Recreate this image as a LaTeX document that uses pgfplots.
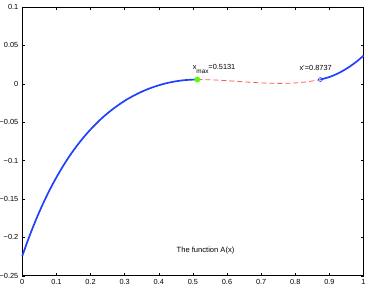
\documentclass[border=0pt]{standalone}
\usepackage{fontspec}
\setmainfont{Liberation Sans}
\usepackage{pgfplots}
\pgfplotsset{compat=1.18}
\definecolor{mblue}{rgb}{0.12,0.25,1.0}
\definecolor{mred}{rgb}{1.0,0.35,0.35}
\definecolor{mgreen}{rgb}{0.35,1.0,0.0}
\begin{document}
\begin{tikzpicture}
\begin{axis}[name=ax,
  scale only axis, width=341.2bp, height=268.7bp,
  xmin=0, xmax=1, ymin=-0.25, ymax=0.1,
  xtick={0,0.1,0.2,0.3,0.4,0.5,0.6,0.7,0.8,0.9,1},
  xticklabels={0,0.1,0.2,0.3,0.4,0.5,0.6,0.7,0.8,0.9,1},
  ytick={-0.25,-0.2,-0.15,-0.1,-0.05,0,0.05,0.1},
  yticklabels={−0.25,−0.2,−0.15,−0.1,−0.05,0,0.05,0.1},
  tick align=inside, major tick length=3bp,
  tick style={black, line width=0.4bp},
  axis line style={black, line width=0.5bp},
  ticklabel style={font=\fontsize{7.4}{8.4}\selectfont},
  yticklabel style={xshift=-0.5bp},
  clip=false,
]
\addplot[mblue, line width=1.7bp, smooth] coordinates {
(0,-0.2243) (0.02,-0.1996) (0.04,-0.1772) (0.06,-0.1569) (0.08,-0.1385)
(0.1,-0.1219) (0.12,-0.1068) (0.14,-0.0931) (0.16,-0.0808) (0.18,-0.0696)
(0.2,-0.0595) (0.22,-0.0504) (0.24,-0.0421) (0.26,-0.0348) (0.28,-0.0282)
(0.3,-0.0222) (0.32,-0.0170) (0.34,-0.0124) (0.36,-0.0084) (0.38,-0.0049)
(0.4,-0.0020) (0.42,0.0005) (0.44,0.0024) (0.46,0.0039) (0.48,0.0049)
(0.5,0.0054) (0.5131,0.0055)};
\addplot[mred, line width=0.8bp, dash pattern=on 5bp off 3bp, smooth] coordinates {
(0.5131,0.0055) (0.55,0.0052) (0.575,0.0047) (0.6,0.0040) (0.625,0.0033)
(0.65,0.0025) (0.675,0.0018) (0.7,0.0011) (0.725,0.0007) (0.75,0.0005)
(0.775,0.0006) (0.8,0.0011) (0.825,0.0021) (0.85,0.0036) (0.8737,0.0055)};
\addplot[only marks, mark=o, mark size=2bp, mark options={draw=mblue, line width=0.6bp}] coordinates {(0.8737,0.0055)};
\addplot[mblue, line width=1.7bp, smooth] coordinates {
(0.8737,0.0055) (0.9,0.0088) (0.92,0.0124) (0.94,0.0170) (0.96,0.0225)
(0.98,0.0290) (1,0.0365)};
\addplot[only marks, mark=*, mark size=2.7bp, mark options={fill=mgreen, draw=mgreen}] coordinates {(0.5131,0.0055)};
\node[anchor=base west, inner sep=0pt, font=\fontsize{7.4}{8.4}\selectfont] at (axis cs:0.499,0.018) {x\raisebox{-3.8bp}{\fontsize{6.4}{7}\selectfont max}=0.5131};
\node[anchor=base west, inner sep=0pt, font=\fontsize{7.4}{8.4}\selectfont] at (axis cs:0.812,0.0173) {x'=0.8737};
\node[anchor=base, inner sep=0pt, font=\fontsize{7.6}{8.6}\selectfont] at (axis cs:0.537,-0.2203) {The function A(x)};
\end{axis}
\pgfresetboundingbox
\useasboundingbox ([shift={(-22.3bp,-12.3bp)}]ax.south west) rectangle ([shift={(7.5bp,7bp)}]ax.north east);
\end{tikzpicture}
\end{document}
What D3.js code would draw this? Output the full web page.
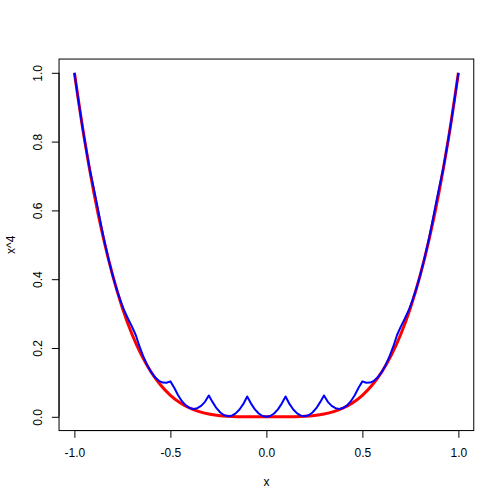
<!DOCTYPE html>
<html>
<head>
<meta charset="utf-8">
<script src="https://cdn.jsdelivr.net/npm/d3@7"></script>
<style>
  html, body { margin: 0; padding: 0; background: #fff; }
  text { font-family: "Liberation Sans", Arial, Helvetica, sans-serif; font-size: 12px; fill: #000; }
</style>
</head>
<body>
<script>
// ---- data ----
const redX = [-1.00,-0.95,-0.90,-0.85,-0.80,-0.75,-0.70,-0.65,-0.60,-0.55,-0.50,-0.45,-0.40,-0.35,-0.30,-0.25,-0.20,-0.15,-0.10,-0.05,
  0.00,0.05,0.10,0.15,0.20,0.25,0.30,0.35,0.40,0.45,0.50,0.55,0.60,0.65,0.70,0.75,0.80,0.85,0.90,0.95,1.00];
const redY = [1.0000,0.8145,0.6561,0.5220,0.4096,0.3164,0.2401,0.1785,0.1296,0.0915,0.0625,0.0410,0.0256,0.0150,0.0081,0.0039,0.0016,0.0005,0.0001,0.0000,
  0.0000,0.0000,0.0001,0.0005,0.0016,0.0039,0.0081,0.0150,0.0256,0.0410,0.0625,0.0915,0.1296,0.1785,0.2401,0.3164,0.4096,0.5220,0.6561,0.8145,1.0000];

const blueX = [-1.00,-0.98,-0.96,-0.94,-0.92,-0.90,-0.88,-0.86,-0.84,-0.82,-0.80,-0.78,-0.76,-0.74,-0.72,-0.70,-0.68,-0.66,-0.64,-0.62,
  -0.60,-0.58,-0.56,-0.54,-0.52,-0.50,-0.48,-0.46,-0.44,-0.42,-0.40,-0.38,-0.36,-0.34,-0.32,-0.30,-0.28,-0.26,-0.24,-0.22,
  -0.20,-0.18,-0.16,-0.14,-0.12,-0.10,-0.08,-0.06,-0.04,-0.02,0.00,0.02,0.04,0.06,0.08,0.10,0.12,0.14,0.16,0.18,
  0.20,0.22,0.24,0.26,0.28,0.30,0.32,0.34,0.36,0.38,0.40,0.42,0.44,0.46,0.48,0.50,0.52,0.54,0.56,0.58,
  0.60,0.62,0.64,0.66,0.68,0.70,0.72,0.74,0.76,0.78,0.80,0.82,0.84,0.86,0.88,0.90,0.92,0.94,0.96,0.98,1.00];
const blueY = [1.0000,0.9224,0.8496,0.7816,0.7184,0.6670,0.6118,0.5541,0.5011,0.4530,0.4096,0.3710,0.3373,0.3083,0.2842,0.2620,0.2371,0.2030,0.1738,0.1493,
  0.1296,0.1147,0.1046,0.0994,0.0989,0.1030,0.0845,0.0626,0.0454,0.0331,0.0256,0.0229,0.0250,0.0318,0.0435,0.0620,0.0426,0.0251,0.0125,0.0046,
  0.0016,0.0034,0.0099,0.0213,0.0374,0.0590,0.0384,0.0216,0.0096,0.0024,0.0000,0.0024,0.0096,0.0216,0.0384,0.0590,0.0374,0.0213,0.0099,0.0034,
  0.0016,0.0046,0.0125,0.0251,0.0426,0.0620,0.0435,0.0318,0.0250,0.0229,0.0256,0.0331,0.0454,0.0626,0.0845,0.1030,0.0989,0.0994,0.1046,0.1147,
  0.1296,0.1493,0.1738,0.2030,0.2371,0.2620,0.2842,0.3083,0.3373,0.3710,0.4096,0.4530,0.5011,0.5541,0.6118,0.6670,0.7184,0.7816,0.8496,0.9224,1.0000];

const xTicks = [-1.0, -0.5, 0.0, 0.5, 1.0];
const xTickLabels = ["-1.0", "-0.5", "0.0", "0.5", "1.0"];
const yTicks = [0.0, 0.2, 0.4, 0.6, 0.8, 1.0];
const yTickLabels = ["0.0", "0.2", "0.4", "0.6", "0.8", "1.0"];
const xTitle = "x";
const yTitle = "x^4";

// ---- layout ----
const W = 504, H = 504;
const L = 59.04, R = 473.76, T = 59.04, B = 430.56;

const svg = d3.select("body").append("svg")
  .attr("width", W).attr("height", H)
  .style("display", "block");

const x = d3.scaleLinear().domain([-1.08, 1.08]).range([L, R]);
const y = d3.scaleLinear().domain([-0.04, 1.04]).range([B, T]);

// curves
const red = redX.map((v, i) => [v, redY[i]]);
const blue = blueX.map((v, i) => [v, blueY[i]]);

svg.append("path")
  .datum(red)
  .attr("fill", "none")
  .attr("stroke", "#FF0000")
  .attr("stroke-width", 3)
  .attr("d", d3.line().x(d => x(d[0])).y(d => y(d[1])).curve(d3.curveMonotoneX));

svg.append("path")
  .datum(blue)
  .attr("fill", "none")
  .attr("stroke", "#0000FF")
  .attr("stroke-width", 2)
  .attr("stroke-linejoin", "round")
  .attr("d", d3.line().x(d => x(d[0])).y(d => y(d[1])));

// box
svg.append("rect")
  .attr("x", L).attr("y", T)
  .attr("width", R - L).attr("height", B - T)
  .attr("fill", "none").attr("stroke", "#000").attr("stroke-width", 1);

// x axis
const gx = svg.append("g").attr("transform", `translate(0,${B})`)
  .call(d3.axisBottom(x).tickValues(xTicks).tickSize(7.2)
    .tickFormat((d, i) => xTickLabels[i]));
gx.select(".domain").remove();
gx.append("line")
  .attr("x1", x(xTicks[0])).attr("x2", x(xTicks[xTicks.length - 1]))
  .attr("y1", 0).attr("y2", 0).attr("stroke", "#000");
gx.selectAll(".tick line").attr("stroke", "#000");
gx.selectAll(".tick text")
  .attr("y", 26).attr("dy", 0)
  .attr("font-family", "Liberation Sans, Arial, sans-serif")
  .attr("font-size", 12).attr("fill", "#000");

// y axis
const gy = svg.append("g").attr("transform", `translate(${L},0)`)
  .call(d3.axisLeft(y).tickValues(yTicks).tickSize(7.2)
    .tickFormat((d, i) => yTickLabels[i]));
gy.select(".domain").remove();
gy.append("line")
  .attr("y1", y(yTicks[0])).attr("y2", y(yTicks[yTicks.length - 1]))
  .attr("x1", 0).attr("x2", 0).attr("stroke", "#000");
gy.selectAll(".tick line").attr("stroke", "#000");
gy.selectAll(".tick text")
  .attr("x", 0).attr("dy", 0)
  .attr("text-anchor", "middle")
  .attr("transform", "translate(-17,0) rotate(-90)")
  .attr("font-family", "Liberation Sans, Arial, sans-serif")
  .attr("font-size", 12).attr("fill", "#000");

// titles
svg.append("text")
  .attr("x", (L + R) / 2).attr("y", 485.5)
  .attr("text-anchor", "middle")
  .text(xTitle);

svg.append("text")
  .attr("transform", `translate(15,${(T + B) / 2}) rotate(-90)`)
  .attr("text-anchor", "middle")
  .text(yTitle);
</script>
</body>
</html>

######

WHAT IS BEING ASKED: Which lines of the data include "this"? Copy each of them.

THE OUTPUT:
Recreate this image as a LaTeX document that uses pgfplots.
What D3.js code would draw this? Output the full web page.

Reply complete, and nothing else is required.